I would bet inner city youth have far fewer opportunities for any job.
Good bet.
Many businesses just won't operate in those areas.
But lousy analysis.
How do you think I had a successful job while living right next to them? Nobody's stuck working in their own neighborhood in a major city when they can take the bus to the subway and head downtown, or anywhere else in the city. That's how I got to work, and when I needed to get anywhere else during the day, I'd step out on the street and hail a cab. And expense it.
Yes, they had fewer opportunities, but that's got nothing to do with business choices on where to operate. It's about who they choose to hire, people who looked like me, not people who looked like them.

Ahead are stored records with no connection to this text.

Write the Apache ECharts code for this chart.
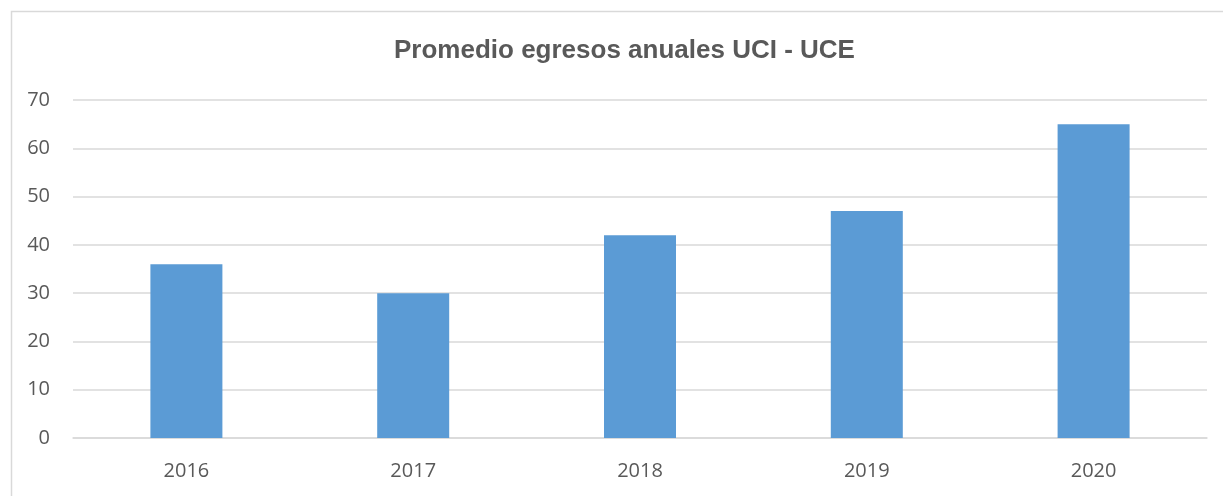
<!DOCTYPE html>
<html><head><meta charset="utf-8">
<script src="https://cdn.jsdelivr.net/npm/echarts@6/dist/echarts.min.js"></script>
<style>html,body{margin:0;padding:0;background:#fff}#c{width:1223px;height:496px}</style>
</head><body><div id="c"></div>
<script>
const categories = ['2016','2017','2018','2019','2020'];
const values = [36, 30, 42, 47, 65];
const title = 'Promedio egresos anuales UCI - UCE';

const chart = echarts.init(document.getElementById('c'), null, {renderer:'canvas'});
chart.setOption({
  animation:false,
  backgroundColor:'#fff',
  graphic:[{type:'rect',left:9,top:9,shape:{width:1240,height:520},style:{fill:'none',stroke:'#d9d9d9',lineWidth:1.5},silent:true,z:-1}],
  title:{text:title,left:389,top:33,textStyle:{fontFamily:'Liberation Sans, Arial',fontWeight:'bold',fontSize:26,color:'#595959'}},
  grid:{left:73,right:16,top:100,bottom:58},
  xAxis:{type:'category',data:categories,axisLine:{lineStyle:{color:'#d9d9d9',width:1.5}},axisTick:{show:false},
    axisLabel:{color:'#595959',fontFamily:'Open Sans',fontSize:20,margin:23}},
  yAxis:{type:'value',min:0,max:70,interval:10,axisLine:{show:false},axisTick:{show:false},
    splitLine:{lineStyle:{color:'#d9d9d9',width:1.5}},
    axisLabel:{color:'#595959',fontFamily:'Open Sans',fontSize:20,margin:23}},
  series:[{type:'bar',data:values,barWidth:72,itemStyle:{color:'#5b9bd5'}}]
});
</script></body></html>
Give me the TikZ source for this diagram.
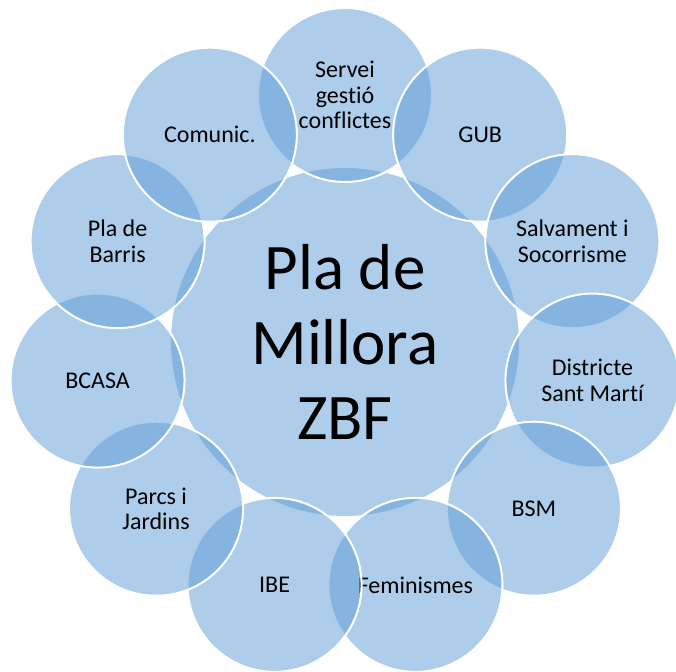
\documentclass[tikz,border=0pt]{standalone}
\usepackage{fontspec}
\setmainfont{Carlito}[Ligatures=NoCommon]
\usetikzlibrary{calc}
\definecolor{accent}{HTML}{5B9BD5}
\begin{document}
\begin{tikzpicture}[x=1pt,y=1pt,
  bubble/.style={circle, inner sep=0pt, minimum size=174pt, fill=accent,
    fill opacity=0.5, text opacity=1, draw=white, draw opacity=1,
    line width=2pt, align=center, font=\fontsize{24}{25.5}\selectfont},
  hub/.style={bubble, minimum size=350pt, font=\fontsize{65}{75}\selectfont}]
\useasboundingbox (0,0) rectangle (676,-671);
\clip (0,0) rectangle (676,-671);
\coordinate (c) at (345,-345);
\node[hub] (hub) at ($(c)+(0,3)$) {Pla de\\Millora\\ZBF};
\node[bubble] (s1) at ($(c)+({90-0*360/11}:250)$) {Servei\\gestió\\conflictes};
\node[bubble] (s2) at ($(c)+({90-1*360/11}:250)$) {GUB};
\node[bubble] (s3) at ($(c)+({90-2*360/11}:250)$) {Salvament i\\Socorrisme};
\node[bubble] (s4) at ($(c)+({90-3*360/11}:250)$) {Districte\\Sant Martí};
\node[bubble] (s5) at ($(c)+({90-4*360/11}:250)$) {BSM};
\node[bubble] (s6) at ($(c)+({90-5*360/11}:250)$) {Feminismes};
\node[bubble] (s7) at ($(c)+({90-6*360/11}:250)$) {IBE};
\node[bubble] (s8) at ($(c)+({90-7*360/11}:250)$) {Parcs i\\Jardins};
\node[bubble] (s9) at ($(c)+({90-8*360/11}:250)$) {BCASA};
\node[bubble] (s10) at ($(c)+({90-9*360/11}:250)$) {Pla de\\Barris};
\node[bubble] (s11) at ($(c)+({90-10*360/11}:250)$) {Comunic.};
\end{tikzpicture}
\end{document}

It was a vicious cycle. They couldn't get jobs because nobody would hire them because they were gang bangers with police records who dropped out of high school. And they were gang bangers with police records who dropped out of school because the only successful people they saw around them were people like me, with white skin working jobs they'd never be able to qualify for, and gang bangers driving fancier cars than mine and fucking hot girls who were drawn to the same easy money.
And all of it fueled by drug money flowing into those neighborhoods sold by gangbangers welded to the gang by an initiation rite that forever separated them from polite society. You want to be in the gang and get your chance at the fancy cars and hot girls you have to get into a car with a mask on your face and shoot up the gangbangers from a rival gang in the next neighborhood over —who were initiated the very same way. Damn near all the kids I knew on my block had bullet wounds.
I was perfectly safe in that neighborhood, by the way. If I ever got in the way when they were wanting to shoot it up at the gang bangers selling crack on the next block they'd yell at me to get out of their line of fire. My white skin marked me. I wasn't a rival. They weren't monsters. Just drug dealers, and killers.
There were other local success stories, or relative success anyway. Mostly people who worked for the post office or teaching or some other government job with decent wages and job security, where racist hiring policies were kept in check.